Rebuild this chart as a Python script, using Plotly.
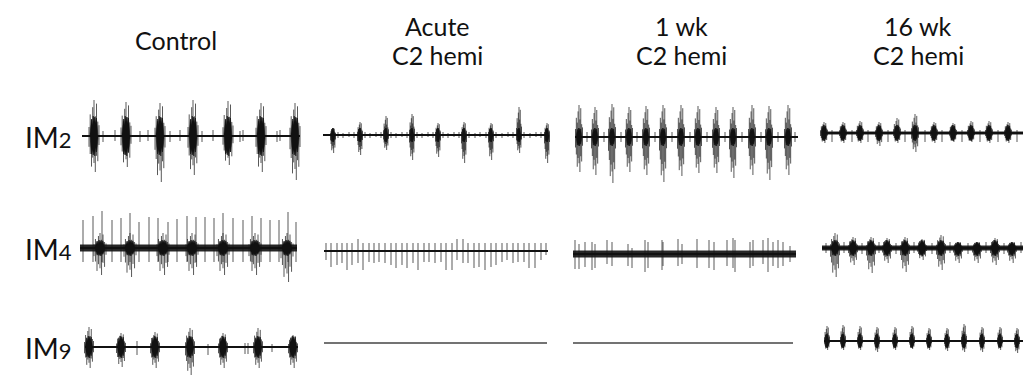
import plotly.graph_objects as go

# ------------------------------------------------------------------
# DATA  (t = time in sample units from start of each record,
#        amplitudes in arbitrary units: up = positive peak, dn = negative peak)
# ------------------------------------------------------------------
COLUMN_TITLES = [["Control"], ["Acute", "C2 hemi"], ["1 wk", "C2 hemi"], ["16 wk", "C2 hemi"]]
MUSCLES = ["2", "4", "9"]

# ---- IM2 ----
CTRL_IM2_LEN = 218
CTRL_IM2_BURSTS = [(12, 36, 36), (44, 34, 31), (78, 33, 46), (111, 36, 39), (146, 35, 29), (179, 33, 36), (213, 33, 44)]
CTRL_IM2_SPIKES = [(21, 5, 6), (33, 6, 5), (58, 5, 6), (66, 6, 5), (88, 5, 6), (98, 6, 5), (120, 5, 6), (131, 6, 5),
                   (158, 5, 6), (161, 6, 5), (195, 5, 6), (198, 6, 5)]

ACUTE_IM2_LEN = 225
ACUTE_IM2_BURSTS = [(10, 7, 18), (37, 13, 20), (63, 19, 15), (89, 21, 25), (115, 12, 22), (141, 13, 28), (168, 12, 25),
                    (196, 28, 18), (224, 12, 28)]
ACUTE_IM2_SPIKES = [(15, 3, 3), (20, 2, 3), (26, 3, 2), (31, 3, 3), (42, 3, 3), (47, 2, 3), (53, 3, 2), (58, 3, 3),
                    (68, 3, 3), (73, 2, 3), (79, 3, 2), (84, 3, 3), (94, 3, 3), (99, 2, 3), (105, 3, 2), (110, 3, 3),
                    (120, 3, 3), (125, 2, 3), (131, 3, 2), (136, 3, 3), (146, 3, 3), (152, 2, 3), (157, 3, 2), (163, 3, 3),
                    (173, 3, 3), (179, 2, 3), (185, 3, 2), (190, 3, 3), (201, 3, 3), (207, 2, 3), (213, 3, 2), (218, 3, 3)]

WK1_IM2_LEN = 223
WK1_IM2_BURSTS = [(4, 32, 35), (20, 30, 38), (37, 33, 46), (54, 30, 35), (71, 31, 38), (88, 32, 45), (106, 32, 39),
                  (123, 31, 36), (141, 30, 36), (158, 30, 41), (177, 32, 38), (194, 31, 43), (213, 32, 38)]
WK1_IM2_SPIKES = [(12, 5, 5), (29, 5, 5), (46, 5, 5), (62, 5, 5), (80, 5, 5), (97, 5, 5), (115, 5, 5), (132, 5, 5),
                  (150, 5, 5), (167, 5, 5), (186, 5, 5), (203, 5, 5), (220, 5, 5)]

WK16_IM2_LEN = 205
WK16_IM2_BURSTS = [(2, 11, 10), (21, 11, 10), (38, 12, 10), (57, 11, 13), (75, 15, 10), (93, 19, 19), (112, 11, 10),
                   (131, 10, 9), (149, 12, 9), (167, 12, 10), (186, 11, 10)]
WK16_IM2_SPIKES = [(10, 3, 9), (30, 3, 9), (46, 3, 9), (66, 3, 9), (83, 3, 9), (103, 3, 9), (120, 3, 9), (140, 3, 9),
                   (158, 3, 9), (176, 3, 9), (195, 3, 9)]

# ---- IM4 ----
CTRL_IM4_LEN = 217
CTRL_IM4_BURSTS = [(20, 15, 27), (50, 15, 29), (83, 15, 27), (112, 15, 27), (143, 15, 27), (175, 15, 27), (207, 15, 34)]
CTRL_IM4_SPIKES = [(3, 28, 14), (13, 32, 14), (22, 37, 14), (32, 28, 14), (41, 30, 14), (50, 35, 14), (59, 26, 14),
                   (69, 31, 14), (78, 30, 14), (88, 26, 14), (97, 29, 14), (107, 32, 14), (116, 31, 14), (125, 31, 14),
                   (134, 30, 14), (143, 35, 14), (153, 30, 14), (163, 28, 14), (172, 32, 14), (181, 30, 14),
                   (190, 28, 14), (199, 28, 14), (208, 36, 14), (216, 26, 14)]

ACUTE_IM4_LEN = 224
ACUTE_IM4_BURSTS = []
ACUTE_IM4_SPIKES = [(2, 8, 9), (7, 8, 16), (13, 8, 14), (18, 8, 12), (23, 8, 19), (28, 8, 14), (34, 12, 12), (39, 8, 19),
                    (45, 8, 11), (50, 8, 12), (55, 8, 11), (61, 8, 12), (67, 8, 14), (72, 8, 17), (78, 8, 14),
                    (83, 8, 17), (89, 8, 12), (94, 8, 19), (100, 8, 11), (105, 8, 11), (111, 8, 12), (117, 8, 11),
                    (122, 8, 19), (128, 8, 19), (133, 12, 9), (139, 12, 12), (144, 8, 12), (150, 8, 17), (155, 8, 16),
                    (161, 8, 19), (167, 8, 16), (172, 8, 14), (178, 8, 11), (183, 8, 9), (189, 8, 12), (194, 8, 11),
                    (200, 8, 11), (205, 8, 17), (211, 8, 17), (217, 8, 9), (222, 8, 4)]

WK1_IM4_LEN = 223
WK1_IM4_BURSTS = []
WK1_IM4_SPIKES = [(2, 14, 15), (6, 10, 15), (12, 12, 13), (19, 12, 16), (22, 10, 14), (34, 14, 10), (39, 12, 12),
                  (55, 10, 12), (59, 6, 14), (72, 14, 18), (75, 12, 14), (89, 14, 16), (90, 12, 12), (105, 15, 12),
                  (109, 10, 10), (124, 15, 14), (136, 14, 14), (141, 12, 16), (154, 14, 12), (160, 16, 14),
                  (162, 14, 18), (177, 12, 14), (180, 14, 12), (190, 14, 10), (195, 16, 18), (200, 12, 12),
                  (205, 14, 14), (210, 12, 12), (217, 8, 8)]

WK16_IM4_LEN = 205
WK16_IM4_BURSTS = [(13, 15, 29), (31, 11, 17), (49, 11, 25), (65, 10, 15), (83, 11, 24), (100, 9, 12), (119, 13, 22),
                   (136, 6, 15), (155, 6, 15), (173, 10, 17), (190, 6, 15)]
WK16_IM4_SPIKES = [(4, 5, 5), (22, 6, 5), (40, 5, 6), (57, 6, 5), (74, 5, 6), (92, 6, 5), (110, 5, 6), (128, 6, 5),
                   (146, 5, 6), (164, 6, 5), (182, 5, 6), (199, 6, 5)]

# ---- IM9 ----
CTRL_IM9_LEN = 213
CTRL_IM9_BURSTS = [(4, 20, 21), (36, 14, 20), (70, 15, 21), (105, 19, 28), (138, 14, 21), (173, 19, 21), (208, 12, 21)]
CTRL_IM9_SPIKES = [(52, 6, 8), (123, 3, 8), (160, 4, 7), (163, 4, 7), (187, 3, 5)]

ACUTE_IM9_LEN = 223
ACUTE_IM9_BURSTS = []
ACUTE_IM9_SPIKES = []

WK1_IM9_LEN = 220
WK1_IM9_BURSTS = []
WK1_IM9_SPIKES = []

WK16_IM9_LEN = 205
WK16_IM9_BURSTS = [(3, 15, 9), (19, 16, 9), (36, 15, 9), (53, 14, 11), (71, 14, 9), (88, 15, 8), (105, 13, 9),
                   (123, 13, 10), (140, 17, 11), (158, 14, 11), (176, 14, 9), (193, 13, 12)]
WK16_IM9_SPIKES = []

RECORDS = [
    [(CTRL_IM2_LEN, CTRL_IM2_BURSTS, CTRL_IM2_SPIKES), (ACUTE_IM2_LEN, ACUTE_IM2_BURSTS, ACUTE_IM2_SPIKES),
     (WK1_IM2_LEN, WK1_IM2_BURSTS, WK1_IM2_SPIKES), (WK16_IM2_LEN, WK16_IM2_BURSTS, WK16_IM2_SPIKES)],
    [(CTRL_IM4_LEN, CTRL_IM4_BURSTS, CTRL_IM4_SPIKES), (ACUTE_IM4_LEN, ACUTE_IM4_BURSTS, ACUTE_IM4_SPIKES),
     (WK1_IM4_LEN, WK1_IM4_BURSTS, WK1_IM4_SPIKES), (WK16_IM4_LEN, WK16_IM4_BURSTS, WK16_IM4_SPIKES)],
    [(CTRL_IM9_LEN, CTRL_IM9_BURSTS, CTRL_IM9_SPIKES), (ACUTE_IM9_LEN, ACUTE_IM9_BURSTS, ACUTE_IM9_SPIKES),
     (WK1_IM9_LEN, WK1_IM9_BURSTS, WK1_IM9_SPIKES), (WK16_IM9_LEN, WK16_IM9_BURSTS, WK16_IM9_SPIKES)],
]

# ------------------------------------------------------------------
# LAYOUT / STYLE (pixel geometry of the figure)
# ------------------------------------------------------------------
W, H = 1023, 375
PANEL_START = [[82, 323, 575, 822], [80, 324, 573, 822], [85, 324, 573, 824]]
PANEL_BASE = [[136, 135, 137, 133], [248, 251, 254, 248], [347, 343, 343, 341]]
BURST_W = [[10, 5, 7, 7], [12, 0, 0, 9], [9, 0, 0, 5]]
BURST_CORE = [[20, 7, 9, 8], [8, 0, 0, 8], [11, 0, 0, 7]]
BAND = [[0, 0, 0, 1.5], [3.5, 0, 3.5, 2.5], [0, 0, 0, 1]]
BASE_W = [[2, 2, 2, 2], [2, 2, 2, 2], [2, 1.6, 1.6, 2]]
BASE_C = [["#111", "#111", "#111", "#111"], ["#111", "#111", "#111", "#111"], ["#111", "#444", "#444", "#111"]]
TITLE_X = [176, 437, 681, 918]
ROW_LABEL_X = 48

FONT = "Lato, 'Open Sans', sans-serif"
INK = "#111111"

# burst glyph: fringe lines and a jagged dense core
OFFS = [-0.5, -0.38, -0.25, -0.13, 0.0, 0.13, 0.25, 0.38, 0.5]
FU = [0.25, 0.6, 0.45, 0.8, 1.0, 0.55, 0.9, 0.4, 0.3]
FD = [0.3, 0.5, 0.85, 0.6, 0.75, 1.0, 0.55, 0.7, 0.25]
CORE_OFF = [-0.5, -0.4, -0.3, -0.2, -0.1, 0.0, 0.1, 0.2, 0.3, 0.4, 0.5]
CORE_UP = [0.1, 0.55, 0.85, 0.5, 1.0, 0.7, 0.95, 0.6, 0.9, 0.45, 0.1]
CORE_DN = [0.1, 0.5, 0.9, 0.65, 0.95, 0.75, 1.0, 0.55, 0.8, 0.5, 0.1]

fig = go.Figure()
layout = dict(width=W, height=H, margin=dict(l=0, r=0, t=0, b=0), paper_bgcolor="white",
              plot_bgcolor="rgba(0,0,0,0)", showlegend=False)

idx = 0
for r in range(3):
    for c in range(4):
        idx += 1
        length, bursts, spikes = RECORDS[r][c]
        sp = PANEL_START[r][c]
        bp = PANEL_BASE[r][c]
        bw = BURST_W[r][c]
        core = BURST_CORE[r][c]
        band = BAND[r][c]
        xname = "x" if idx == 1 else f"x{idx}"
        yname = "y" if idx == 1 else f"y{idx}"
        xkey = "xaxis" if idx == 1 else f"xaxis{idx}"
        ykey = "yaxis" if idx == 1 else f"yaxis{idx}"

        px0 = sp - 6
        px1 = min(W, sp + length + 6)
        layout[xkey] = dict(domain=[px0 / W, px1 / W], range=[px0 - sp, px1 - sp], visible=False,
                            anchor=yname, fixedrange=True)
        h = min(55, bp, H - bp)
        layout[ykey] = dict(domain=[1 - (bp + h) / H, 1 - (bp - h) / H], range=[-h, h], visible=False,
                            anchor=xname, fixedrange=True)

        # noise band
        if band > 0:
            fig.add_trace(go.Scatter(x=[0, length, length, 0, 0], y=[-band, -band, band, band, -band],
                                     mode="lines", fill="toself", fillcolor="rgba(15,15,15,0.9)",
                                     line=dict(width=0), xaxis=xname, yaxis=yname, hoverinfo="skip"))
        # spikes + burst fringes
        sx, sy = [], []
        for t, up, dn in spikes:
            sx += [t, t, None]
            sy += [up, -dn, None]
        for t, up, dn in bursts:
            for o, fu, fd in zip(OFFS, FU, FD):
                xx = t + o * bw
                sx += [xx, xx, None]
                sy += [up * fu, -dn * fd, None]
        if sx:
            fig.add_trace(go.Scatter(x=sx, y=sy, mode="lines", line=dict(color="rgba(25,25,25,0.72)", width=1),
                                     xaxis=xname, yaxis=yname, hoverinfo="skip"))
        # baseline
        fig.add_trace(go.Scatter(x=[0, length], y=[0, 0], mode="lines",
                                 line=dict(color=BASE_C[r][c], width=BASE_W[r][c]),
                                 xaxis=xname, yaxis=yname, hoverinfo="skip"))
        # burst cores (jagged)
        cx, cy = [], []
        for t, up, dn in bursts:
            cu = min(core, up)
            cd = min(core, dn)
            for o, f in zip(CORE_OFF, CORE_UP):
                cx.append(t + o * bw * 0.8)
                cy.append(cu * f)
            for o, f in zip(reversed(CORE_OFF), reversed(CORE_DN)):
                cx.append(t + o * bw * 0.8)
                cy.append(-cd * f)
            cx += [t - 0.4 * bw, None]
            cy += [cu * CORE_UP[0], None]
        if cx:
            fig.add_trace(go.Scatter(x=cx, y=cy, mode="lines", fill="toself", fillcolor=INK,
                                     line=dict(color=INK, width=0.6), xaxis=xname, yaxis=yname,
                                     hoverinfo="skip"))

annotations = []
for c, lines in enumerate(COLUMN_TITLES):
    ys = [40] if len(lines) == 1 else [26, 55]
    for txt, yy in zip(lines, ys):
        annotations.append(dict(text=txt, x=TITLE_X[c] / W, y=1 - yy / H, xref="paper", yref="paper",
                                xanchor="center", yanchor="middle", showarrow=False,
                                font=dict(family=FONT, size=25, color=INK)))
for r, m in enumerate(MUSCLES):
    bp = PANEL_BASE[r][0]
    annotations.append(dict(text=f"IM<span style='font-size:22px'>{m}</span>", x=ROW_LABEL_X / W,
                            y=1 - (bp + 1) / H, xref="paper", yref="paper", xanchor="center",
                            yanchor="middle", showarrow=False, font=dict(family=FONT, size=28, color=INK)))
layout["annotations"] = annotations
fig.update_layout(**layout)
fig.write_html("out.html")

• _STATED PROBLEM_
Set down again, exactly, the lines of the material above from its first line to the one with "(198, 6, 5)]", inclusive. Leave the pictures out.

• _FULL SOLUTION_
Rebuild this chart as a Python script, using Plotly.
import plotly.graph_objects as go

# ------------------------------------------------------------------
# DATA  (t = time in sample units from start of each record,
#        amplitudes in arbitrary units: up = positive peak, dn = negative peak)
# ------------------------------------------------------------------
COLUMN_TITLES = [["Control"], ["Acute", "C2 hemi"], ["1 wk", "C2 hemi"], ["16 wk", "C2 hemi"]]
MUSCLES = ["2", "4", "9"]

# ---- IM2 ----
CTRL_IM2_LEN = 218
CTRL_IM2_BURSTS = [(12, 36, 36), (44, 34, 31), (78, 33, 46), (111, 36, 39), (146, 35, 29), (179, 33, 36), (213, 33, 44)]
CTRL_IM2_SPIKES = [(21, 5, 6), (33, 6, 5), (58, 5, 6), (66, 6, 5), (88, 5, 6), (98, 6, 5), (120, 5, 6), (131, 6, 5),
                   (158, 5, 6), (161, 6, 5), (195, 5, 6), (198, 6, 5)]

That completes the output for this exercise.